Consider the graph from the lecture with 4 nodes and 5 edges:

graph TD
    1((Node 1)) -->|Edge 1| 2((Node 2))
    1 -->|Edge 2| 3((Node 3))
    1 -->|Edge 3| 4((Node 4))
    2 -->|Edge 4| 3
    2 -->|Edge 5| 4

Choose an orientation for each edge and form the incidence matrix \(M\). Since there are 5 edges and 4 nodes, \(M\) is a \(5\times 4\) matrix:

\[ M = \begin{bmatrix} -1 & 1 & 0 & 0 \\ -1 & 0 & 1 & 0 \\ -1 & 0 & 0 & 1 \\ 0 & -1 & 1 & 0 \\ 0 & -1 & 0 & 1 \end{bmatrix}. \]

The degree matrix records how many edges touch each node:

\[ D = \begin{bmatrix} 3 & 0 & 0 & 0 \\ 0 & 3 & 0 & 0 \\ 0 & 0 & 2 & 0 \\ 0 & 0 & 0 & 2 \end{bmatrix}. \]

The adjacency matrix records whether two nodes are connected:

\[ B = \begin{bmatrix} 0 & 1 & 1 & 1 \\ 1 & 0 & 1 & 1 \\ 1 & 1 & 0 & 0 \\ 1 & 1 & 0 & 0 \end{bmatrix}. \]

The Graph Laplacian

The graph Laplacian is

\[ L = D - B. \]

For an incidence matrix with edges as rows and nodes as columns, the same matrix is also

\[ L = M^\top M. \]

That shape matters: here \(M\) is \(5\times 4\), so \(M^\top M\) is \(4\times 4\), matching the node-by-node Laplacian. This is the correct identity for the matrices in the lecture.

For the example above,

\[ L = \begin{bmatrix} 3 & -1 & -1 & -1 \\ -1 & 3 & -1 & -1 \\ -1 & -1 & 2 & 0 \\ -1 & -1 & 0 & 2 \end{bmatrix}. \]

Each row sums to zero, so

\[ L\mathbf{1} = 0, \qquad \mathbf{1} = \begin{bmatrix} 1 \\ 1 \\ 1 \\ 1 \end{bmatrix}. \]

Therefore \(\lambda_1=0\) and the all-ones vector is an eigenvector.

There is a deeper reason \(L\) is well behaved:

\[ x^\top Lx = x^\top M^\top Mx = \|Mx\|^2 \ge 0. \]

So the Laplacian is always positive semidefinite.

Why the Second Eigenvector Finds the Split

The first eigenvector is uninformative for clustering because it is constant on every node. To find the first nontrivial variation across the graph, we solve

\[ \min_{x \perp \mathbf{1},\;\|x\|=1} x^\top Lx. \]

By the Rayleigh quotient, the minimizer is the eigenvector associated with the second-smallest eigenvalue \(\lambda_2\). This eigenvector is called the Fiedler vector.

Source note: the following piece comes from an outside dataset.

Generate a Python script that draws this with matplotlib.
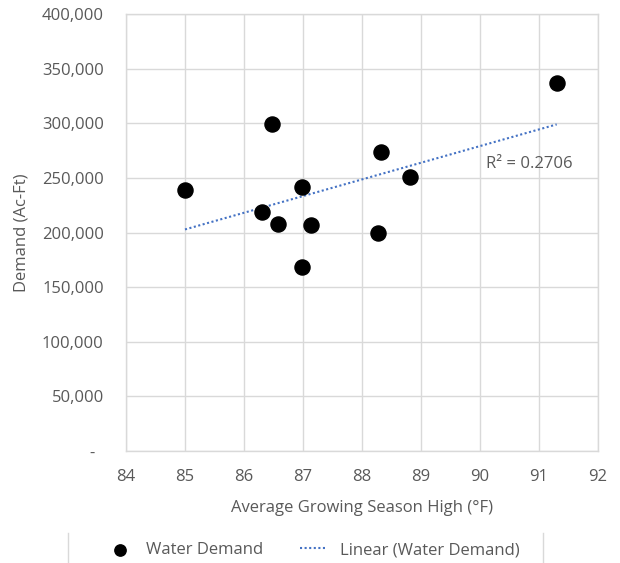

Its entries tell us how the graph wants to separate:

  • nodes with similar values in the Fiedler vector tend to stay together
  • a sign change often indicates the weakest connection across the graph
  • splitting by positive versus negative entries gives a natural two-way partition

The eigenvalue \(\lambda_2\) is the algebraic connectivity. If \(\lambda_2\) is small, the graph is close to falling into two pieces. If \(\lambda_2=0\), the graph is already disconnected.

Visual Intuition

The picture below shows the usual spectral-clustering story: dense connections inside each group, but only a weak bridge between them. The Fiedler vector tends to keep one sign on the left cluster and the opposite sign on the right cluster.

Interpretation

  • K-means says: if the memberships are known, the best center is the centroid
  • spectral clustering says: if the data is a graph, use the Laplacian eigenvectors to discover the memberships
  • the bridge between them is linear algebra: both methods turn clustering into matrix structure and optimization

The main lesson of the lecture is that graph partitioning is not solved by guessing cuts directly. It is relaxed into an eigenvalue problem, and the second eigenvector carries the first meaningful clustering signal.